Practice Prudent Spending Habits


Mindful spending is essential for maintaining a solid financial foundation. Differentiate between needs and wants and prioritize saving and investing over excessive consumption. Budget wisely, track your expenses, and seek ways to reduce unnecessary costs without compromising your quality of life.


Invest in Insurance 


Ensure you have adequate health insurance, life insurance, disability insurance, and property insurance. These policies provide a safety net during challenging times, preventing significant financial setbacks due to unexpected events.


By paying regular premiums, you transfer the risk to insurance companies, reducing the potential impact on your wealth. Investing in insurance offers peace of mind and ensures unexpected circumstances don't jeopardize your hard-earned assets and financial stability.


Stay Informed and Educated


Knowledge is power, especially when managing your finances and investments. Stay updated with financial news, market trends, and economic developments.

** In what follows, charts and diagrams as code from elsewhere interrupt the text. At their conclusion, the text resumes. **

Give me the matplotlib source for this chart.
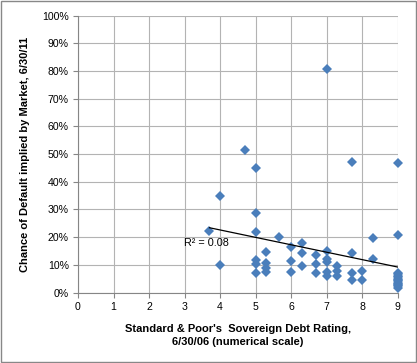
import numpy as np
import matplotlib
matplotlib.use("Agg")
import matplotlib.pyplot as plt
from matplotlib.patches import Rectangle

# S&P rating (numerical scale) and implied default chance (%)
rating = [3.7,
          4.0, 4.0,
          4.7,
          5.0, 5.0, 5.0, 5.0, 5.0, 5.0,
          5.3, 5.3, 5.3, 5.3,
          5.67,
          6.0, 6.0, 6.0,
          6.3, 6.3, 6.3,
          6.7, 6.7, 6.7,
          7.0, 7.0, 7.0, 7.0, 7.0, 7.0,
          7.3, 7.3, 7.3,
          7.7, 7.7, 7.7, 7.7,
          8.0, 8.0,
          8.3, 8.3,
          9.0, 9.0, 9.0, 9.0, 9.0, 9.0, 9.0, 9.0, 9.0, 9.0, 9.0, 9.0, 9.0, 9.0]
default_pct = [22.3,
               35.0, 9.8,
               51.3,
               45.0, 28.6, 21.9, 11.8, 10.4, 7.0,
               14.6, 10.6, 9.0, 7.3,
               20.2,
               16.5, 11.5, 7.3,
               17.8, 14.2, 9.6,
               13.6, 10.3, 6.9,
               80.6, 15.1, 12.0, 11.2, 7.4, 6.0,
               9.6, 7.8, 6.0,
               47.3, 14.3, 7.2, 4.5,
               7.7, 4.7,
               19.6, 12.2,
               46.9, 20.7, 7.2, 6.6, 6.0, 5.5, 5.0, 4.5, 4.0, 3.5, 3.0, 2.6, 2.2, 1.7]

x_ticks = list(range(0, 10))
y_ticks = list(range(0, 101, 10))
r2_label = "R² = 0.08"
xlabel = "Standard & Poor's  Sovereign Debt Rating,\n6/30/06 (numerical scale)"
ylabel = "Chance of Default implied by Market, 6/30/11"

fig = plt.figure(figsize=(4.17, 3.63), dpi=100)
fig.patch.set_facecolor("white")
fig.patches.append(Rectangle((0.002, 0.003), 0.995, 0.994, transform=fig.transFigure,
                             fill=False, edgecolor="#888888", linewidth=1.0))

ax = fig.add_axes([0.187, 0.194, 0.767, 0.763])
x = np.array(rating)
y = np.array(default_pct)

grid_c = "#B3B3B3"
ax.set_xlim(0, 9)
ax.set_ylim(0, 100)
ax.set_xticks(x_ticks)
ax.set_yticks(y_ticks)
ax.set_yticklabels([f"{v}%" for v in y_ticks])
ax.grid(True, color=grid_c, linewidth=0.8)
ax.set_axisbelow(True)
for s in ["top", "right"]:
    ax.spines[s].set_visible(False)
for s in ["left", "bottom"]:
    ax.spines[s].set_color("#868686")
    ax.spines[s].set_linewidth(0.8)
ax.tick_params(axis="both", colors="#868686", length=3.5, width=0.8,
               labelsize=7.6, labelcolor="black", pad=3)
for lab in ax.get_xticklabels() + ax.get_yticklabels():
    lab.set_family("Liberation Sans")

ax.plot(x, y, linestyle="none", marker="D", markersize=5.3, color="#4A7EBB",
        markeredgewidth=0, clip_on=False, zorder=3)

# linear trendline
m, b = np.polyfit(x, y, 1)
xs = np.array([x.min(), x.max()])
ax.plot(xs, m * xs + b, color="black", linewidth=0.9, zorder=4)
ax.text(2.97, 17.9, r2_label, fontsize=7.8, family="Liberation Sans",
        va="center", ha="left", zorder=5)

ax.set_xlabel(xlabel, fontsize=8, fontweight="bold", family="Liberation Sans",
              labelpad=9, linespacing=1.35)
ax.set_ylabel(ylabel, fontsize=8, fontweight="bold", family="Liberation Sans",
              labelpad=9)

fig.savefig("out.png", dpi=100, facecolor="white")
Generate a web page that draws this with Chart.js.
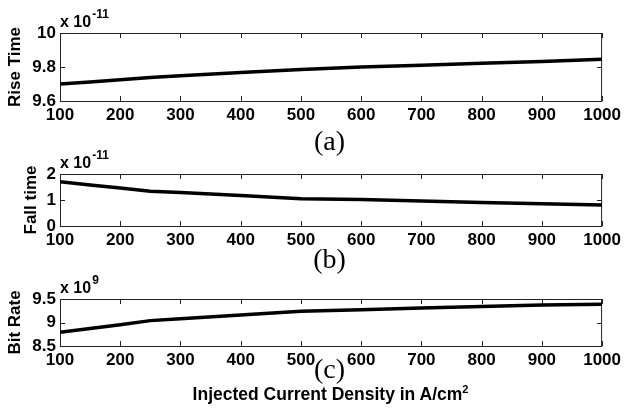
<!DOCTYPE html>
<html>
<head>
<meta charset="utf-8">
<script src="https://cdn.jsdelivr.net/npm/chart.js@4"></script>
<style>
body{margin:0;background:#fff;}
#wrap{position:relative;width:625px;height:420px;overflow:hidden;}
canvas{position:absolute;left:0;}
.lab{position:absolute;left:0;width:625px;text-align:center;font-family:"Liberation Serif",serif;font-size:28px;line-height:28px;color:#000;}
#xlab{position:absolute;left:18px;width:625px;text-align:center;top:384px;font-family:"Liberation Sans",Arial,sans-serif;font-weight:bold;font-size:17.5px;color:#000;}
#xlab sup{font-size:11px;vertical-align:7px;line-height:0;}
</style>
</head>
<body>
<div id="wrap">
<canvas id="c1" width="625" height="125" style="top:0px"></canvas>
<canvas id="c2" width="625" height="110" style="top:140px"></canvas>
<canvas id="c3" width="625" height="105" style="top:265px"></canvas>
<div class="lab" style="left:17px;top:127px">(a)</div>
<div class="lab" style="left:17px;top:245px">(b)</div>
<div class="lab" style="left:17px;top:355px">(c)</div>
<div id="xlab">Injected Current Density in A/cm<sup>2</sup></div>
</div>
<script>
// injected current density (A/cm^2)
const density = [100,150,200,250,300,400,500,600,700,800,900,1000]
// rise time, x 1e-11 s
const riseTime = [9.70,9.712,9.725,9.738,9.748,9.768,9.785,9.80,9.81,9.822,9.833,9.845]
// fall time, x 1e-11 s
const fallTime = [1.70,1.58,1.46,1.34,1.29,1.17,1.05,1.02,0.96,0.90,0.86,0.81]
// bit rate, x 1e9
const bitRate = [8.79,8.87,8.95,9.04,9.08,9.16,9.24,9.27,9.31,9.34,9.37,9.39]

const xTicks = [100,200,300,400,500,600,700,800,900,1000]

const sans = "'Liberation Sans', Arial, sans-serif"

/* frame, inward ticks, exponent and y title, MATLAB style */
const matlabBox = {
id:"matlabBox",
beforeDatasetsDraw(chart,args,opts){
const a = chart.chartArea
const c = chart.ctx
c.save()
c.strokeStyle = "#222"
c.lineWidth = 1
c.strokeRect(a.left+0.5,a.top+0.5,a.right-a.left-1,a.bottom-a.top)
c.beginPath()
chart.scales.x.ticks.forEach(t=>{
const x = Math.round(chart.scales.x.getPixelForValue(t.value))+0.5
c.moveTo(x,a.bottom); c.lineTo(x,a.bottom-5)
c.moveTo(x,a.top); c.lineTo(x,a.top+5)
})
chart.scales.y.ticks.forEach(t=>{
const y = Math.round(chart.scales.y.getPixelForValue(t.value))+0.5
c.moveTo(a.left,y); c.lineTo(a.left+5,y)
c.moveTo(a.right,y); c.lineTo(a.right-5,y)
})
c.stroke()
c.restore()
},
afterDraw(chart,args,opts){
const a = chart.chartArea
const c = chart.ctx
c.save()
c.fillStyle = "#000"
c.textBaseline = "alphabetic"
c.font = "bold 16px " + sans
c.fillText("x 10",a.left,a.top-6)
const w = c.measureText("x 10").width
c.font = "bold 12px " + sans
c.fillText(opts.exp,a.left+w+1,a.top-15)
c.translate(opts.titleX,(a.top+a.bottom)/2)
c.rotate(-Math.PI/2)
c.font = "bold 17px " + sans
c.textAlign = "center"
c.textBaseline = "middle"
c.fillText(opts.title,0,0)
c.restore()
}
}

function makeChart(id,values,yMin,yMax,step,exp,title,titleX,padTop,xHeight){
return new Chart(document.getElementById(id),{
type:"line",
data:{
labels:density,
datasets:[{
data:values,
borderColor:"#000",
borderWidth:3.5,
pointRadius:0,
tension:0,
fill:false
}]
},
options:{
responsive:false,
animation:false,
devicePixelRatio:1,
layout:{padding:{top:padTop,right:20,left:0,bottom:0}},
plugins:{
legend:{display:false},
tooltip:{enabled:false},
matlabBox:{exp:exp,title:title,titleX:titleX}
},
scales:{
x:{
type:"linear",
min:100,
max:1000,
afterBuildTicks(s){ s.ticks = xTicks.map(v=>({value:v})) },
afterFit(s){ s.height = xHeight },
grid:{display:false,drawTicks:false},
border:{display:false},
ticks:{autoSkip:false,maxRotation:0,padding:4,color:"#000",font:{family:sans,size:17,weight:"bold"},callback:v=>String(v)}
},
y:{
min:yMin,
max:yMax,
afterFit(s){ s.width = 60 },
grid:{display:false,drawTicks:false},
border:{display:false},
ticks:{stepSize:step,padding:4,color:"#000",font:{family:sans,size:17,weight:"bold"},callback:v=>String(+v.toFixed(2))}
}
}
},
plugins:[matlabBox]
})
}

makeChart("c1",riseTime,9.6,10,0.2,"-11","Rise Time",15,33,24)
makeChart("c2",fallTime,0,2,1,"-11","Fall time",31,34,24)
makeChart("c3",bitRate,8.5,9.5,0.5,"9","Bit Rate",15,34,24)
</script>
</body>
</html>
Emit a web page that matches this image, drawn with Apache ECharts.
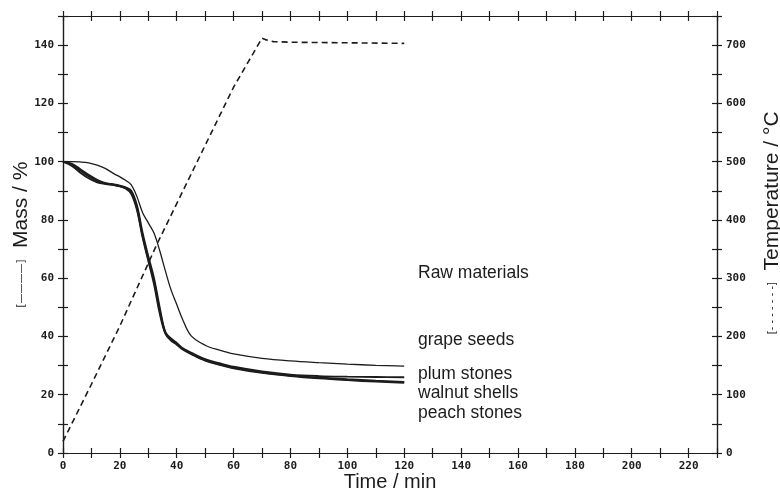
<!DOCTYPE html>
<html>
<head>
<meta charset="utf-8">
<script src="https://cdn.jsdelivr.net/npm/echarts@6/dist/echarts.min.js"></script>
<style>html,body{margin:0;padding:0;background:#fff}#c{width:780px;height:494px}</style>
</head>
<body>
<div id="c"></div>
<script>
// ---- data ----
var massTime   = [0, 3, 6, 9, 12, 15, 18, 20, 22, 24, 26, 28, 30, 32, 34, 36, 38, 40, 42, 45, 50, 55, 60, 70, 80, 90, 100, 110, 120];
var grapeSeeds = [100, 100, 99.9, 99.6, 98.8, 97.6, 95.8, 94.8, 93.6, 92, 88, 82.5, 79, 75.5, 69.5, 62.5, 56, 51, 46, 40.3, 37, 35.3, 34, 32.5, 31.6, 31, 30.5, 30.1, 29.8];
var plumStones = [100, 99.3, 97.5, 95.5, 93.8, 92.6, 92.2, 91.8, 91.2, 90, 85, 75.5, 67.5, 60, 50, 41.5, 39.3, 37.8, 36, 34.5, 32.2, 30.8, 29.6, 28, 26.9, 26.4, 26.2, 26.1, 26.0];
var walnutShells = [100, 98.6, 96.3, 94.3, 92.9, 92.3, 92, 91.6, 91, 89.5, 84, 74.5, 66.5, 59, 49, 41.3, 39, 37.5, 35.8, 34.2, 31.9, 30.5, 29.3, 27.7, 26.6, 25.9, 25.3, 24.8, 24.4];
var peachStones = [100, 99, 97, 95, 93.3, 92.5, 92, 91.5, 90.8, 89, 83.5, 74, 66, 58, 48, 41, 38.6, 37.2, 35.6, 34, 31.7, 30.3, 29.1, 27.5, 26.4, 25.6, 25, 24.5, 24.1];
var tempTime = [0, 10, 20, 33, 45, 60, 70, 71.5, 74, 80, 100, 120];
var tempVal  = [20, 118, 218, 358, 478, 628, 712, 709, 706, 705, 704, 703];
var seriesNames = ['grape seeds', 'plum stones', 'walnut shells', 'peach stones'];
var annotationTitle = 'Raw materials';

function pairs(xs, ys) { return xs.map(function (x, i) { return [x, ys[i]]; }); }

var INK = '#1c1c1c';
var tickFont = { fontFamily: 'DejaVu Sans Mono', fontWeight: 'bold', fontSize: 11, color: INK };
var line = { show: true, onZero: false, lineStyle: { color: INK, width: 1.2 } };

function xAx(pos, inside, labels) {
  return {
    type: 'value', position: pos, min: 0, max: 230, interval: 10,
    axisLine: line, splitLine: { show: false },
    axisTick: { show: true, inside: inside, length: 5, lineStyle: { color: INK, width: 1.2 } },
    axisLabel: labels ? Object.assign({ margin: 8, formatter: function (v) { return v % 20 === 0 ? v : ''; } }, tickFont) : { show: false }
  };
}
function yAx(pos, inside, labels, max, step, labelStep) {
  return {
    type: 'value', position: pos, min: 0, max: max, interval: step,
    axisLine: line, splitLine: { show: false },
    axisTick: { show: true, inside: inside, length: 5, lineStyle: { color: INK, width: 1.2 } },
    axisLabel: labels ? Object.assign({ margin: 9, formatter: function (v) { return v % labelStep === 0 ? v : ''; } }, tickFont) : { show: false }
  };
}

var xMain = xAx('bottom', false, true);
xMain.name = 'Time / min';
xMain.nameLocation = 'middle';
xMain.nameGap = 19;
xMain.nameMoveOverlap = false;
xMain.nameTextStyle = { fontFamily: 'Liberation Sans', fontSize: 20, color: INK, verticalAlign: 'top' };

var yMass = yAx('left', false, true, 150, 10, 20);
yMass.name = '{b|[————]}  Mass / %';
yMass.nameLocation = 'middle';
yMass.nameRotate = 90;
yMass.nameGap = 31;
yMass.nameMoveOverlap = false;
yMass.nameTextStyle = { fontFamily: 'Liberation Sans', fontSize: 21, color: INK,
  rich: { b: { fontFamily: 'DejaVu Sans', fontSize: 10, color: INK } } };

var yTemp = yAx('right', false, true, 750, 50, 100);
yTemp.axisLabel.align = 'left';
yTemp.name = '    {b|[- - - - - - -]}  Temperature / °C';
yTemp.nameLocation = 'middle';
yTemp.nameRotate = 90;
yTemp.nameGap = 45;
yTemp.nameMoveOverlap = false;
yTemp.nameTextStyle = { fontFamily: 'Liberation Sans', fontSize: 21, color: INK,
  rich: { b: { fontFamily: 'DejaVu Sans', fontSize: 10, color: INK } } };

var massSeries = [grapeSeeds, plumStones, walnutShells, peachStones].map(function (vals, i) {
  return {
    name: seriesNames[i], type: 'line', xAxisIndex: 0, yAxisIndex: 0,
    data: pairs(massTime, vals), showSymbol: false, smooth: 0.35,
    lineStyle: { color: INK, width: i === 0 ? 1.3 : 1.9 }
  };
});

var annotations = [annotationTitle].concat(seriesNames);
var annTop = [273, 340, 374, 393, 413];

var chart = echarts.init(document.getElementById('c'), null, { renderer: 'canvas' });
chart.setOption({
  animation: false,
  backgroundColor: '#fff',
  grid: { left: 63, right: 63, top: 16, bottom: 41, containLabel: false, outerBoundsMode: 'none' },
  xAxis: [xMain, xAx('bottom', true, false), xAx('top', false, false), xAx('top', true, false)],
  yAxis: [yMass, yAx('left', true, false, 150, 10, 20), yTemp, yAx('right', true, false, 750, 50, 100)],
  series: massSeries.concat([{
    name: 'Temperature', type: 'line', xAxisIndex: 0, yAxisIndex: 2,
    data: pairs(tempTime, tempVal), showSymbol: false, smooth: false,
    lineStyle: { color: INK, width: 1.6, type: [6, 4] }
  }]),
  graphic: annotations.map(function (t, i) {
    return {
      type: 'text', x: 418, y: annTop[i],
      style: { text: t, fontFamily: 'Liberation Sans', fontSize: 17.5, fill: INK, verticalAlign: 'middle' }
    };
  })
});
</script>
</body>
</html>
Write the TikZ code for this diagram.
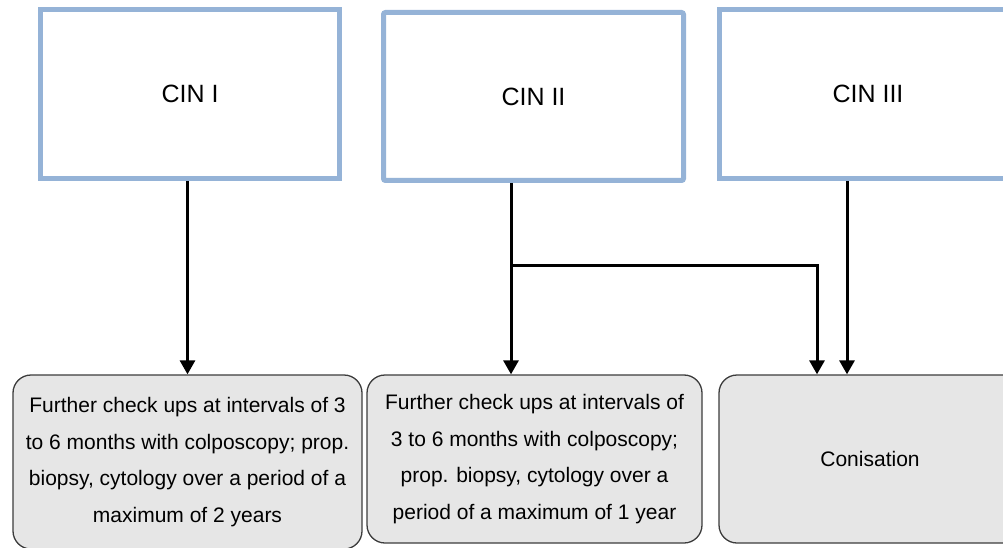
\documentclass[tikz,border=0pt]{standalone}
\usepackage{fontspec}
\setmainfont{Liberation Sans}
\usetikzlibrary{arrows.meta}
\definecolor{topblue}{RGB}{149,179,215}
\definecolor{boxgray}{RGB}{230,230,230}
\definecolor{boxedge}{RGB}{60,60,60}
\begin{document}
\begin{tikzpicture}[x=1pt,y=-1pt,
  topbox/.style={draw=topblue, line width=5pt, fill=white, inner sep=0pt,
    font=\fontsize{25}{30}\selectfont},
  botbox/.style={draw=boxedge, line width=1.3pt, fill=boxgray, rounded corners=18pt,
    inner sep=0pt, align=center, font=\fontsize{21}{36.7}\selectfont},
  flow/.style={line width=3pt, -{Triangle[width=15pt,length=14pt]}}]
\useasboundingbox (0,0) rectangle (1003,548);
\clip (0,0) rectangle (1003,548);
% top boxes
\node[topbox, minimum width=299pt, minimum height=169pt] (t1) at (190,94) {CIN I};
\node[topbox, rounded corners=2pt, minimum width=300pt, minimum height=168pt] (t2) at (533.5,96.5) {CIN II};
\node[topbox, minimum width=297pt, minimum height=169pt] (t3) at (868,94) {CIN III};
% bottom boxes
\node[botbox, minimum width=349pt, minimum height=174pt] (b1) at (187.5,462)
  {Further check ups at intervals of 3\\to 6 months with colposcopy; prop.\\biopsy, cytology over a period of a\\maximum of 2 years};
\node[botbox, minimum width=335pt, minimum height=168pt] (b2) at (534.5,459)
  {Further check ups at intervals of\\3 to 6 months with colposcopy;\\prop. biopsy, cytology over a\\period of a maximum of 1 year};
\node[botbox, minimum width=302pt, minimum height=168pt] (b3) at (870,459) {Conisation};
% helper coordinates
\coordinate (j) at (511,265);
\coordinate (k) at (817,265);
\coordinate (m) at (847,0);
% connectors
\draw[flow] (t1.south -| b1.north) -- (b1.north);
\draw[flow] (t2.south -| j) -- (b2.north -| j);
\draw[flow] (j) -- (k) -- (b3.north -| k);
\draw[flow] (t3.south -| m) -- (b3.north -| m);
\end{tikzpicture}
\end{document}
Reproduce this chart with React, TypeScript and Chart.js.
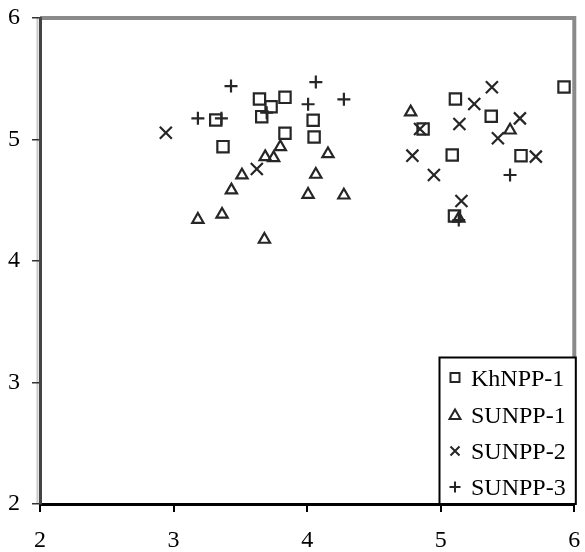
import React, { useEffect, useRef } from "react";
import { Chart, registerables } from "chart.js";

Chart.register(...registerables);

const seriesNames = ["KhNPP-1", "SUNPP-1", "SUNPP-2", "SUNPP-3"];

const khnpp1X = [3.316, 3.643, 3.73, 3.834, 3.66, 3.834, 3.37, 4.045, 4.052, 5.11, 5.378, 4.868, 5.086, 5.601, 5.103, 5.923];
const khnpp1Y = [5.16, 5.333, 5.27, 5.347, 5.188, 5.051, 4.941, 5.158, 5.021, 5.333, 5.191, 5.086, 4.872, 4.867, 4.37, 5.432];

const sunpp1X = [3.512, 3.433, 3.182, 3.363, 3.68, 3.686, 3.749, 3.799, 4.156, 4.065, 4.007, 4.275, 4.775, 5.519, 5.135];
const sunpp1Y = [4.706, 4.583, 4.341, 4.383, 4.177, 4.857, 4.849, 4.939, 4.881, 4.712, 4.547, 4.541, 5.225, 5.076, 4.35];

const sunpp2X = [2.942, 3.623, 5.383, 5.251, 5.14, 4.845, 5.593, 5.428, 4.788, 4.949, 5.155, 5.712];
const sunpp2Y = [5.056, 4.757, 5.43, 5.292, 5.128, 5.086, 5.174, 5.01, 4.867, 4.708, 4.494, 4.859];

const sunpp3X = [3.43, 3.182, 3.358, 3.697, 4.065, 4.007, 4.275, 5.519, 5.135];
const sunpp3Y = [5.44, 5.174, 5.174, 5.221, 5.473, 5.29, 5.331, 4.708, 4.337];

const xTicks = [2, 3, 4, 5, 6];
const yTicks = [2, 3, 4, 5, 6];

const pts = (xs: number[], ys: number[]) => xs.map((x, i) => ({ x, y: ys[i] }));

const INK = "#262626";
const SERIF = '"Liberation Serif", "Times New Roman", serif';

const framePlugin = {
  id: "frame",
  beforeDraw(chart: any) {
    const { ctx, chartArea } = chart;
    const { left, right, top, bottom } = chartArea;
    ctx.save();
    ctx.strokeStyle = "#8a8a8a";
    ctx.lineWidth = 4;
    ctx.beginPath();
    ctx.moveTo(left, top);
    ctx.lineTo(right, top);
    ctx.lineTo(right, bottom);
    ctx.stroke();
    ctx.strokeStyle = "#c8c8c8";
    ctx.lineWidth = 2;
    ctx.beginPath();
    ctx.moveTo(left - 2.5, top);
    ctx.lineTo(left - 2.5, bottom);
    ctx.stroke();
    ctx.restore();
  },
};

function drawMarker(ctx: CanvasRenderingContext2D, kind: string, x: number, y: number) {
  ctx.beginPath();
  if (kind === "rect") {
    ctx.rect(x - 4.5, y - 4.5, 9, 9);
  } else if (kind === "triangle") {
    ctx.moveTo(x, y - 5);
    ctx.lineTo(x + 5.5, y + 4.5);
    ctx.lineTo(x - 5.5, y + 4.5);
    ctx.closePath();
  } else if (kind === "crossRot") {
    ctx.moveTo(x - 4.5, y - 4.5);
    ctx.lineTo(x + 4.5, y + 4.5);
    ctx.moveTo(x + 4.5, y - 4.5);
    ctx.lineTo(x - 4.5, y + 4.5);
  } else {
    ctx.moveTo(x - 5.5, y);
    ctx.lineTo(x + 5.5, y);
    ctx.moveTo(x, y - 5.5);
    ctx.lineTo(x, y + 5.5);
  }
  ctx.stroke();
}

const legendPlugin = {
  id: "boxLegend",
  afterDraw(chart: any) {
    const { ctx, chartArea } = chart;
    const bx = 439.5;
    const by = 357.5;
    const bw = chartArea.right + 1.5 - bx;
    const bh = chartArea.bottom - by;
    ctx.save();
    ctx.fillStyle = "#ffffff";
    ctx.fillRect(bx, by, bw, bh);
    ctx.strokeStyle = "#000000";
    ctx.lineWidth = 2;
    ctx.strokeRect(bx, by, bw, bh);
    const styles = ["rect", "triangle", "crossRot", "cross"];
    const rowY = [377.5, 414.5, 451, 487];
    ctx.font = "24px " + SERIF;
    ctx.textBaseline = "alphabetic";
    ctx.textAlign = "left";
    seriesNames.forEach((name, i) => {
      ctx.strokeStyle = INK;
      ctx.lineWidth = 2;
      drawMarker(ctx, styles[i], 455, rowY[i]);
      ctx.fillStyle = "#000000";
      ctx.fillText(name, 471, rowY[i] + 8);
    });
    ctx.restore();
  },
};

const zeroPad = (s: any) => {
  s.paddingTop = 0;
  s.paddingBottom = 0;
  s.paddingLeft = 0;
  s.paddingRight = 0;
};

export default function App() {
  const ref = useRef<HTMLCanvasElement | null>(null);

  useEffect(() => {
    if (!ref.current) return;
    const common = {
      showLine: false,
      borderColor: INK,
      backgroundColor: "rgba(0,0,0,0)",
      pointBorderColor: INK,
      pointBackgroundColor: "rgba(0,0,0,0)",
      pointBorderWidth: 2.2,
    };
    const tickFont = { family: SERIF, size: 24 };
    const chart = new Chart(ref.current, {
      type: "scatter",
      data: {
        datasets: [
          { ...common, label: seriesNames[0], data: pts(khnpp1X, khnpp1Y), pointStyle: "rect", pointRadius: 8 },
          { ...common, label: seriesNames[1], data: pts(sunpp1X, sunpp1Y), pointStyle: "triangle", pointRadius: 6.5 },
          { ...common, label: seriesNames[2], data: pts(sunpp2X, sunpp2Y), pointStyle: "crossRot", pointRadius: 8.5 },
          { ...common, label: seriesNames[3], data: pts(sunpp3X, sunpp3Y), pointStyle: "cross", pointRadius: 6.5 },
        ],
      },
      options: {
        responsive: false,
        animation: false,
        devicePixelRatio: 1,
        layout: { padding: { top: 18, right: 7, left: 0, bottom: 0 } },
        plugins: { legend: { display: false }, tooltip: { enabled: false } },
        scales: {
          x: {
            type: "linear",
            min: xTicks[0],
            max: xTicks[xTicks.length - 1],
            afterFit: (s: any) => { s.height = 48; zeroPad(s); },
            afterBuildTicks: (s: any) => { s.ticks = xTicks.map((v) => ({ value: v })); },
            ticks: { color: "#000", font: tickFont, padding: 14, maxRotation: 0 },
            grid: { display: true, drawOnChartArea: false, drawTicks: true, tickLength: 8, color: "#000", lineWidth: 2 },
            border: { display: true, color: "#000", width: 3 },
          },
          y: {
            type: "linear",
            min: yTicks[0],
            max: yTicks[yTicks.length - 1],
            afterFit: (s: any) => { s.width = 40; zeroPad(s); },
            afterBuildTicks: (s: any) => { s.ticks = yTicks.map((v) => ({ value: v })); },
            ticks: { color: "#000", font: tickFont, padding: 12 },
            grid: { display: true, drawOnChartArea: false, drawTicks: true, tickLength: 8, color: "#333", lineWidth: 1.5 },
            border: { display: true, color: "#444", width: 3 },
          },
        },
      },
      plugins: [framePlugin, legendPlugin],
    } as any);
    return () => chart.destroy();
  }, []);

  return (
    <div style={{ position: "fixed", left: 0, top: 0, width: 585, height: 552, background: "#fff" }}>
      <canvas ref={ref} width={585} height={552} />
    </div>
  );
}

Take advantage of financial literacy resources, seminars, and courses to enhance your understanding of personal finance and investment strategies.


Protect Your Estate 


Estate planning is crucial to wealth protection for everyone. Draft a will, establish a trust if necessary, and appoint guardians for minor children. Proper estate planning is essential to ensure your assets get distributed how you intend and minimize tax burdens on your heirs.


Review and Adjust Periodically


Financial circumstances and goals evolve. Regularly review your financial plan and investment portfolio to ensure they remain aligned with your objectives. Life events like marriage, children, or career changes may necessitate adjustments to your wealth protection strategies.